Michael Bernhard (born 30 April 1981) is an Austrian politician from NEOS – The New Austria and Liberal Forum. He was sworn in as a member of the National Council on 23 October 2019 following his election in the 2019 Austrian legislative election.

== Career ==

Michael Bernhard attended primary school from 1987 to 1991 and secondary school until 1995. In 1996, he enrolled at a grammar school in Vienna but did not complete his studies there. He began his career in the telecommunications industry with European Telecom.

From September 2001 to June 2005, Bernhard worked in customer relationship management at UTA Telekom.

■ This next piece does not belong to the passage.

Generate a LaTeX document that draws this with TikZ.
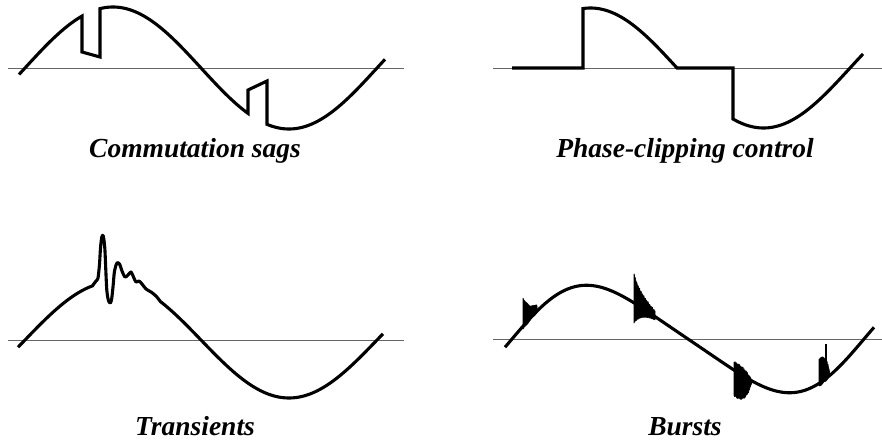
\documentclass[tikz,border=0pt]{standalone}
\usepackage{fontspec}
\setmainfont{Liberation Serif}
\begin{document}
\begin{tikzpicture}[x=1pt,y=-1pt,
  wave/.style={line width=3.1pt, line join=miter},
  axis/.style={line width=0.9pt, black!60},
  blob/.style={fill=black, draw=black, line width=0.6pt, line join=round},
  lbl/.style={font=\fontsize{27.5}{30}\selectfont\bfseries\itshape, anchor=base, inner sep=0pt},
  declare function={
    sa(\x)=68-61*sin((\x-25)/176*180);
    sb(\x)=68+60*sin((\x-677)/173*180);
    sc(\x)=340-58*sin((\x-25)/176*180);
    sd(\x)=339-52*(sin((\x-512)/176*180)+0.135*sin((\x-512)/176*360));
    jt(\x)=1.6*sin(590*\x)*sin(170*\x);
  }]
\useasboundingbox (0,0) rectangle (882,441);

% ---- Commutation sags
\draw[axis] (8,68) -- (404,68);
\draw[wave] plot[domain=19:82,samples=40] (\x,{sa(\x)}) -- (82,52) -- (100,57)
  -- plot[domain=100:248,samples=90] (\x,{sa(\x)}) -- (248,90) -- (267,81)
  -- plot[domain=267:385,samples=70] (\x,{sa(\x)});
\node[lbl] (la) at (195,157) {Commutation sags};

% ---- Phase-clipping control
\draw[axis] (493,68) -- (882,68);
\draw[wave] (512,68) -- (583,68) -- plot[domain=583:677,samples=60] (\x,{sb(\x)})
  -- (733,68) -- plot[domain=733:863,samples=70] (\x,{sb(\x)});
\node[lbl] (lb) at (685,157) {Phase-clipping control};

% ---- Transients
\draw[axis] (8,340) -- (404,340);
\draw[wave, line join=round] plot[domain=18:93,samples=40] (\x,{sc(\x)})
  -- plot[smooth,tension=0.5] coordinates {(93,285) (96,281) (98,278) (99.5,264)
   (100.5,248) (101.8,237) (103.3,236) (104.8,248) (105.8,270) (106.8,290) (108.3,300)
   (110,303) (111.5,300) (113,287) (114.5,271) (117,263) (119.5,264) (122,271)
   (125,277) (128,275) (131,272) (133.5,277) (136,282) (139,281) (142,284)
   (146,289) (151,292) (156,296) (160,301)}
  -- plot[domain=160:383,samples=90] (\x,{sc(\x)});
\node[lbl] (lc) at (195,435) {Transients};

% ---- Bursts
\draw[axis] (493,339) -- (882,339);
\draw[wave] plot[domain=505:874,samples=150] (\x,{sd(\x)});
% burst 1
\draw[blob] plot[domain=0:14,samples=45]
   ({523+\x},{sd(523+\x)-27*exp(-\x/8)-1+jt(\x)})
  -- plot[domain=14:0,samples=45]
   ({523+\x},{sd(523+\x)+2.5*exp(-\x/10)+abs(jt(\x+3))}) -- cycle;
% burst 2
\draw[blob] plot[domain=0:21,samples=60]
   ({634+\x},{sd(634+\x)-26*exp(-\x/13)+jt(\x)+(\x<3 ? -3+\x : 0)})
  -- plot[domain=21:0,samples=60]
   ({634+\x},{sd(634+\x)+19*exp(-\x/10)+abs(jt(\x+5))}) -- cycle;
% burst 3
\draw[blob] plot[domain=0:18,samples=55]
   ({734+\x},{sd(734+\x)-8*(1-(\x/18)^3)+jt(\x)})
  -- plot[domain=18:0,samples=55]
   ({734+\x},{sd(734+\x)+25*(1-(\x/18)^3)+abs(jt(\x+2))}) -- cycle;
% burst 4
\draw[blob] plot[domain=0:11,samples=35]
   ({819+\x},{sd(819+\x)-23*(1-(\x/11)^3)-1+jt(\x)})
  -- plot[domain=11:0,samples=35]
   ({819+\x},{sd(819+\x)+2*(1-(\x/11)^2)+abs(jt(\x+4))}) -- cycle;
\draw[line width=2pt] (825.5,344) -- (825.5,362);
\node[lbl] (ld) at (685,435) {Bursts};
\end{tikzpicture}
\end{document}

He then worked for Tele2 Telecommunication from 2005 to August 2010, where he was responsible for outsourcing project management as well as research, process, and quality management.

Bernhard completed additional training in management, taxation, and law. In 2010, he passed the university entrance qualification examination for social and economic sciences.

Since October 2011, Bernhard has served as managing director and co-owner of Global Office Franchise AT GmbH, a business process outsourcing company specializing in call center services, customer care, and information technology. Since 1 September 2015, he has also been managing partner of Pristis Holding GmbH.